To further exploit neural implicit models with direct geometric features, we present MiNAF (Mesh-infused Neural Acoustic Field), which queries a rough room mesh at given locations and extracts distance distributions as an explicit representation of local context. Our approach demonstrates that incorporating explicit local geometric features can better guide the model in generating more accurate RIR predictions. Through comparisons with conventional and state-of-the-art methods, we show that MiNAF performs competitively across various evaluation metrics — and remains robust even with limited training data and noisy or reconstructed meshes.

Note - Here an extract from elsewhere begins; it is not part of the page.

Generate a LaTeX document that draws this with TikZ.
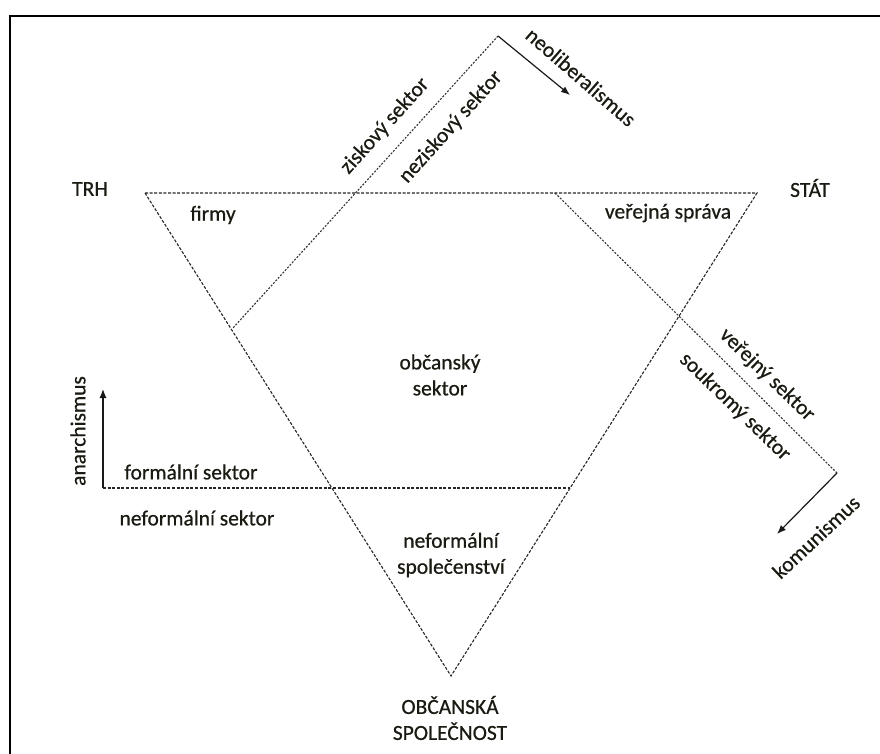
\documentclass[tikz,border=0pt]{standalone}
\usepackage{fontspec}
\setmainfont{Carlito}[FakeBold=0.6]
\usetikzlibrary{arrows.meta}
\definecolor{txt}{HTML}{1A1A12}
\tikzset{
  lbl/.style={font=\fontsize{21.5}{26}\selectfont, text=txt, inner sep=0pt, align=center},
  dline/.style={draw=black!85, line width=1.1pt, dash pattern=on 3pt off 1.6pt},
  dotline/.style={draw=black!80, line width=1.1pt, dash pattern=on 2pt off 1.5pt},
  arr/.style={draw=black!90, line width=1.2pt, -{Latex[length=9pt,width=7pt]}},
  frame/.style={draw=black, line width=2pt}
}
\begin{document}
\begin{tikzpicture}[x=1pt,y=-1pt]
\useasboundingbox (0,0) rectangle (880,754);
% frame
\coordinate (fb) at (10,754);
\coordinate (fc) at (10,16);
\coordinate (fr) at (880,16);
\draw[frame] (fb) -- (fc) -- (fr);
% triangle
\coordinate (tl) at (145,193);
\coordinate (tr) at (757,193);
\coordinate (bt) at (451,676);
\draw[dline] (tl) -- (tr) -- (bt) -- cycle;
% other lines
\coordinate (top) at (498,36);
\coordinate (lend) at (233,328);
\coordinate (rs) at (555,193);
\coordinate (rv) at (837,473);
\coordinate (fl) at (103,488);
\coordinate (fe) at (570,488);
\draw[dotline] (top) -- (lend);
\draw[dotline] (rs) -- (rv);
\draw[dline] (fl) -- (fe);
% arrows
\coordinate (neoend) at (570,95);
\coordinate (komend) at (777,534);
\coordinate (anend) at (103,389);
\draw[arr] (top) -- (neoend);
\draw[arr] (rv) -- (komend);
\draw[arr] (fl) -- (anend);
% labels
\node[lbl] (trh) at (90,189) {TRH};
\node[lbl] (stat) at (810,188) {STÁT};
\node[lbl] (firmy) at (213,215) {firmy};
\node[lbl] (vs) at (668,213) {veřejná správa};
\node[lbl] (os) at (440,375) {občanský\\sektor};
\node[lbl] (fs) at (191,472) {formální sektor};
\node[lbl] (nfs) at (197,518) {neformální sektor};
\node[lbl] (nsp) at (451,555) {neformální\\společenství};
\node[lbl] (ob) at (450,718) {OBČANSKÁ\\SPOLEČNOST};
\node[lbl, rotate=48] (zis) at (385,126) {ziskový sektor};
\node[lbl, rotate=48] (nezis) at (451,127) {neziskový sektor};
\node[lbl, rotate=-41] (neo) at (581,77) {neoliberalismus};
\node[lbl, rotate=-44] (ver) at (767,375) {veřejný sektor};
\node[lbl, rotate=-44] (souk) at (735,407) {soukromý sektor};
\node[lbl, rotate=43] (kom) at (816,537) {komunismus};
\node[lbl, rotate=90] (an) at (78,431) {anarchismus};
\end{tikzpicture}
\end{document}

For each transmitter or receiver location, MiNAF casts N rays in uniformly distributed directions (Fibonacci lattice) and queries the room mesh for the point of first hit (PoFH) on each ray. From these ray–mesh interactions it gathers five explicit local features: per-ray distances d, surface normals n at each PoFH, proximity statistics (mean µ and standard deviation σ over neighboring rays), and a global occupancy histogram occ of all distances. The features are projected into a shared latent space, fused with sinusoidally encoded Tx/Rx positions, and element-wise embedded with the encoded time index. A simple MLP then predicts the log-magnitude and instantaneous-frequency (IF) spectra, from which the time-domain RIR is reconstructed via inverse STFT.
Workflow. A context retriever extracts physical features at the Tx and Rx locations, producing context vectors that are concatenated with encoded positions. The encoded time index is element-wise embedded into the combined context, which — along with channel and orientation embeddings — drives two identical MLPs predicting the log-magnitude and IF spectra.